_Dataset content_:
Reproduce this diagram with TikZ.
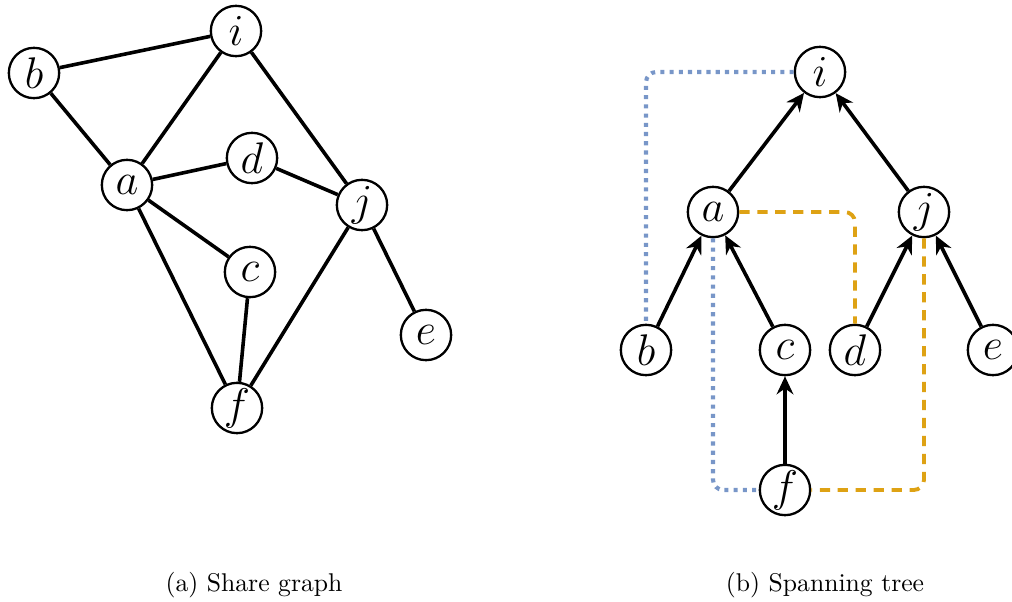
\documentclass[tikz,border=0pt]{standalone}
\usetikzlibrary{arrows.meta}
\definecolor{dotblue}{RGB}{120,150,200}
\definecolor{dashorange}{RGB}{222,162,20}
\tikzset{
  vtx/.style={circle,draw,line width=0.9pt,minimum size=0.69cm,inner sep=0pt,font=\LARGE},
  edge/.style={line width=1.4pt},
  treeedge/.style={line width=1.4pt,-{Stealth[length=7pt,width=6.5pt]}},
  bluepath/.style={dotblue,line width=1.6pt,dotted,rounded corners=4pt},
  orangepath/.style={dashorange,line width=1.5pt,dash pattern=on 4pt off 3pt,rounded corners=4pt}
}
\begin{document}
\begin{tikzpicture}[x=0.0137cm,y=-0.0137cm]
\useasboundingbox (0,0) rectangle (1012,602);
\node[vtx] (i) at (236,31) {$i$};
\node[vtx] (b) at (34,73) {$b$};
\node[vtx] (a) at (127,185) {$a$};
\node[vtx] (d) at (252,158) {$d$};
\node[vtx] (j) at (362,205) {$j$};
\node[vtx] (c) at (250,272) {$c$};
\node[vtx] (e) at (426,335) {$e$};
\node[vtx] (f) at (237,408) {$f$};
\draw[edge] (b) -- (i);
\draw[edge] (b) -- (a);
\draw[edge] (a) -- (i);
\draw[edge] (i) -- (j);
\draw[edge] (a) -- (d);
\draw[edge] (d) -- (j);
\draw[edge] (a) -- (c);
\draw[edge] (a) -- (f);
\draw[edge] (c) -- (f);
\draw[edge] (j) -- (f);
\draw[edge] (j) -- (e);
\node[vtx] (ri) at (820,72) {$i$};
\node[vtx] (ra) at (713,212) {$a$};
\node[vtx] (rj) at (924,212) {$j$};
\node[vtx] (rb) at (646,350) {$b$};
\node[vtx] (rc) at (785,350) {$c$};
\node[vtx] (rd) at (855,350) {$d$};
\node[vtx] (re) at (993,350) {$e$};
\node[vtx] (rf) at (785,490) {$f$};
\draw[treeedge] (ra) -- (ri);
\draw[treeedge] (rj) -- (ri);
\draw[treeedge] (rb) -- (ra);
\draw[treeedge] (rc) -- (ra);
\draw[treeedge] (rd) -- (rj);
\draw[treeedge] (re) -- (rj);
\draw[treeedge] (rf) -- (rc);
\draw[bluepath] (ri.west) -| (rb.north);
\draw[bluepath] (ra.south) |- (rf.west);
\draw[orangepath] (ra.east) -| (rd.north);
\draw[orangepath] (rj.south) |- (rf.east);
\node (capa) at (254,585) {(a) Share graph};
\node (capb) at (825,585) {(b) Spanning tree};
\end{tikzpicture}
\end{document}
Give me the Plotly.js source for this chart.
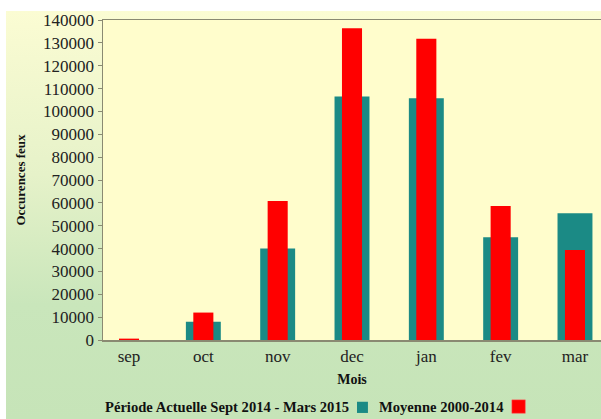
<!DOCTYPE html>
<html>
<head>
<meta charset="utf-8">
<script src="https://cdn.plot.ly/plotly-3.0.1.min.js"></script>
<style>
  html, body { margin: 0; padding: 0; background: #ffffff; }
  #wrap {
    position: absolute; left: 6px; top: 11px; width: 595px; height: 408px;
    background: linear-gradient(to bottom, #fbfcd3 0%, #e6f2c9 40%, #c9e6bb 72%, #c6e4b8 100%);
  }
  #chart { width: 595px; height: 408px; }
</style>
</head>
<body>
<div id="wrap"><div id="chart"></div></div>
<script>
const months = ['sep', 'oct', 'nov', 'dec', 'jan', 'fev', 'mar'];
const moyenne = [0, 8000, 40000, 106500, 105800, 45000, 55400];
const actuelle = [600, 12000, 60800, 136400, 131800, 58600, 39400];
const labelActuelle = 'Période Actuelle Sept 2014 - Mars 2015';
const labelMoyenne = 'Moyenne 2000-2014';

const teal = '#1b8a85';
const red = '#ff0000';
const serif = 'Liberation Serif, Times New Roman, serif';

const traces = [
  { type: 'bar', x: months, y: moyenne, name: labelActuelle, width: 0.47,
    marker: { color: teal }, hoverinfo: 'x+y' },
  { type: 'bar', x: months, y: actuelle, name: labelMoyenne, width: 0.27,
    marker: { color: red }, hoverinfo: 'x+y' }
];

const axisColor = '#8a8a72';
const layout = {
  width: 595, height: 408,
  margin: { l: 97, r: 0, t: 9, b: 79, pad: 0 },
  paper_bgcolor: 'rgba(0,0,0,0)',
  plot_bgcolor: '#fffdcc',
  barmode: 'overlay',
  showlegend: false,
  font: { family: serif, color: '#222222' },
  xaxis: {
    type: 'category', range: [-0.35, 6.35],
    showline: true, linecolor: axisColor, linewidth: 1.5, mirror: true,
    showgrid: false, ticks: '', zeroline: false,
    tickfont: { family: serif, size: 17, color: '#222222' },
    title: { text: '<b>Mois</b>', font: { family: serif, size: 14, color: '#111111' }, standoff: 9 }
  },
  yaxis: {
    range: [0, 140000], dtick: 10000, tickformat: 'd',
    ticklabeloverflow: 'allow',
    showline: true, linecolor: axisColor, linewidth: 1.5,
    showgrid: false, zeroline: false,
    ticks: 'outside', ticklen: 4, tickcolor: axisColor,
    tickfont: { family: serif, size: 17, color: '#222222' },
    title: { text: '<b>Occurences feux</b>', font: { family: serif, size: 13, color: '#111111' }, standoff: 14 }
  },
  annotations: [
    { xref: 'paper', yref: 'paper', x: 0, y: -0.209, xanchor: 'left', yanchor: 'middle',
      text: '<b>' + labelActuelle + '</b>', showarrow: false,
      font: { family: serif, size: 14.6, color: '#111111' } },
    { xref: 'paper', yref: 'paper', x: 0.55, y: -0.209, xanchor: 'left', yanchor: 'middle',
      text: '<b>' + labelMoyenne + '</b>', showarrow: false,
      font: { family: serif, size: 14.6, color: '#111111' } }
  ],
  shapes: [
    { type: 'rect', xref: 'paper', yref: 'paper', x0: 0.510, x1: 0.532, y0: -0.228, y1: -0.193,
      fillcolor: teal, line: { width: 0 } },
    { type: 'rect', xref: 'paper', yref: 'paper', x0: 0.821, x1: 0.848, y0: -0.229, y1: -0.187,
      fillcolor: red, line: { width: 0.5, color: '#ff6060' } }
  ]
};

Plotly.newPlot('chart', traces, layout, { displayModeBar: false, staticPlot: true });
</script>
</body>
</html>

_What the task requires_: Your copy should hold every record word for word and none of the pictures.

_Task solution_:
Reproduce this diagram with TikZ.
\documentclass[tikz,border=0pt]{standalone}
\usetikzlibrary{arrows.meta}
\definecolor{dotblue}{RGB}{120,150,200}
\definecolor{dashorange}{RGB}{222,162,20}
\tikzset{
  vtx/.style={circle,draw,line width=0.9pt,minimum size=0.69cm,inner sep=0pt,font=\LARGE},
  edge/.style={line width=1.4pt},
  treeedge/.style={line width=1.4pt,-{Stealth[length=7pt,width=6.5pt]}},
  bluepath/.style={dotblue,line width=1.6pt,dotted,rounded corners=4pt},
  orangepath/.style={dashorange,line width=1.5pt,dash pattern=on 4pt off 3pt,rounded corners=4pt}
}
\begin{document}
\begin{tikzpicture}[x=0.0137cm,y=-0.0137cm]
\useasboundingbox (0,0) rectangle (1012,602);
\node[vtx] (i) at (236,31) {$i$};
\node[vtx] (b) at (34,73) {$b$};
\node[vtx] (a) at (127,185) {$a$};
\node[vtx] (d) at (252,158) {$d$};
\node[vtx] (j) at (362,205) {$j$};
\node[vtx] (c) at (250,272) {$c$};
\node[vtx] (e) at (426,335) {$e$};
\node[vtx] (f) at (237,408) {$f$};
\draw[edge] (b) -- (i);
\draw[edge] (b) -- (a);
\draw[edge] (a) -- (i);
\draw[edge] (i) -- (j);
\draw[edge] (a) -- (d);
\draw[edge] (d) -- (j);
\draw[edge] (a) -- (c);
\draw[edge] (a) -- (f);
\draw[edge] (c) -- (f);
\draw[edge] (j) -- (f);
\draw[edge] (j) -- (e);
\node[vtx] (ri) at (820,72) {$i$};
\node[vtx] (ra) at (713,212) {$a$};
\node[vtx] (rj) at (924,212) {$j$};
\node[vtx] (rb) at (646,350) {$b$};
\node[vtx] (rc) at (785,350) {$c$};
\node[vtx] (rd) at (855,350) {$d$};
\node[vtx] (re) at (993,350) {$e$};
\node[vtx] (rf) at (785,490) {$f$};
\draw[treeedge] (ra) -- (ri);
\draw[treeedge] (rj) -- (ri);
\draw[treeedge] (rb) -- (ra);
\draw[treeedge] (rc) -- (ra);
\draw[treeedge] (rd) -- (rj);
\draw[treeedge] (re) -- (rj);
\draw[treeedge] (rf) -- (rc);
\draw[bluepath] (ri.west) -| (rb.north);
\draw[bluepath] (ra.south) |- (rf.west);
\draw[orangepath] (ra.east) -| (rd.north);
\draw[orangepath] (rj.south) |- (rf.east);
\node (capa) at (254,585) {(a) Share graph};
\node (capb) at (825,585) {(b) Spanning tree};
\end{tikzpicture}
\end{document}
Give me the Plotly.js source for this chart.
<!DOCTYPE html>
<html>
<head>
<meta charset="utf-8">
<script src="https://cdn.plot.ly/plotly-3.0.1.min.js"></script>
<style>
  html, body { margin: 0; padding: 0; background: #ffffff; }
  #wrap {
    position: absolute; left: 6px; top: 11px; width: 595px; height: 408px;
    background: linear-gradient(to bottom, #fbfcd3 0%, #e6f2c9 40%, #c9e6bb 72%, #c6e4b8 100%);
  }
  #chart { width: 595px; height: 408px; }
</style>
</head>
<body>
<div id="wrap"><div id="chart"></div></div>
<script>
const months = ['sep', 'oct', 'nov', 'dec', 'jan', 'fev', 'mar'];
const moyenne = [0, 8000, 40000, 106500, 105800, 45000, 55400];
const actuelle = [600, 12000, 60800, 136400, 131800, 58600, 39400];
const labelActuelle = 'Période Actuelle Sept 2014 - Mars 2015';
const labelMoyenne = 'Moyenne 2000-2014';

const teal = '#1b8a85';
const red = '#ff0000';
const serif = 'Liberation Serif, Times New Roman, serif';

const traces = [
  { type: 'bar', x: months, y: moyenne, name: labelActuelle, width: 0.47,
    marker: { color: teal }, hoverinfo: 'x+y' },
  { type: 'bar', x: months, y: actuelle, name: labelMoyenne, width: 0.27,
    marker: { color: red }, hoverinfo: 'x+y' }
];

const axisColor = '#8a8a72';
const layout = {
  width: 595, height: 408,
  margin: { l: 97, r: 0, t: 9, b: 79, pad: 0 },
  paper_bgcolor: 'rgba(0,0,0,0)',
  plot_bgcolor: '#fffdcc',
  barmode: 'overlay',
  showlegend: false,
  font: { family: serif, color: '#222222' },
  xaxis: {
    type: 'category', range: [-0.35, 6.35],
    showline: true, linecolor: axisColor, linewidth: 1.5, mirror: true,
    showgrid: false, ticks: '', zeroline: false,
    tickfont: { family: serif, size: 17, color: '#222222' },
    title: { text: '<b>Mois</b>', font: { family: serif, size: 14, color: '#111111' }, standoff: 9 }
  },
  yaxis: {
    range: [0, 140000], dtick: 10000, tickformat: 'd',
    ticklabeloverflow: 'allow',
    showline: true, linecolor: axisColor, linewidth: 1.5,
    showgrid: false, zeroline: false,
    ticks: 'outside', ticklen: 4, tickcolor: axisColor,
    tickfont: { family: serif, size: 17, color: '#222222' },
    title: { text: '<b>Occurences feux</b>', font: { family: serif, size: 13, color: '#111111' }, standoff: 14 }
  },
  annotations: [
    { xref: 'paper', yref: 'paper', x: 0, y: -0.209, xanchor: 'left', yanchor: 'middle',
      text: '<b>' + labelActuelle + '</b>', showarrow: false,
      font: { family: serif, size: 14.6, color: '#111111' } },
    { xref: 'paper', yref: 'paper', x: 0.55, y: -0.209, xanchor: 'left', yanchor: 'middle',
      text: '<b>' + labelMoyenne + '</b>', showarrow: false,
      font: { family: serif, size: 14.6, color: '#111111' } }
  ],
  shapes: [
    { type: 'rect', xref: 'paper', yref: 'paper', x0: 0.510, x1: 0.532, y0: -0.228, y1: -0.193,
      fillcolor: teal, line: { width: 0 } },
    { type: 'rect', xref: 'paper', yref: 'paper', x0: 0.821, x1: 0.848, y0: -0.229, y1: -0.187,
      fillcolor: red, line: { width: 0.5, color: '#ff6060' } }
  ]
};

Plotly.newPlot('chart', traces, layout, { displayModeBar: false, staticPlot: true });
</script>
</body>
</html>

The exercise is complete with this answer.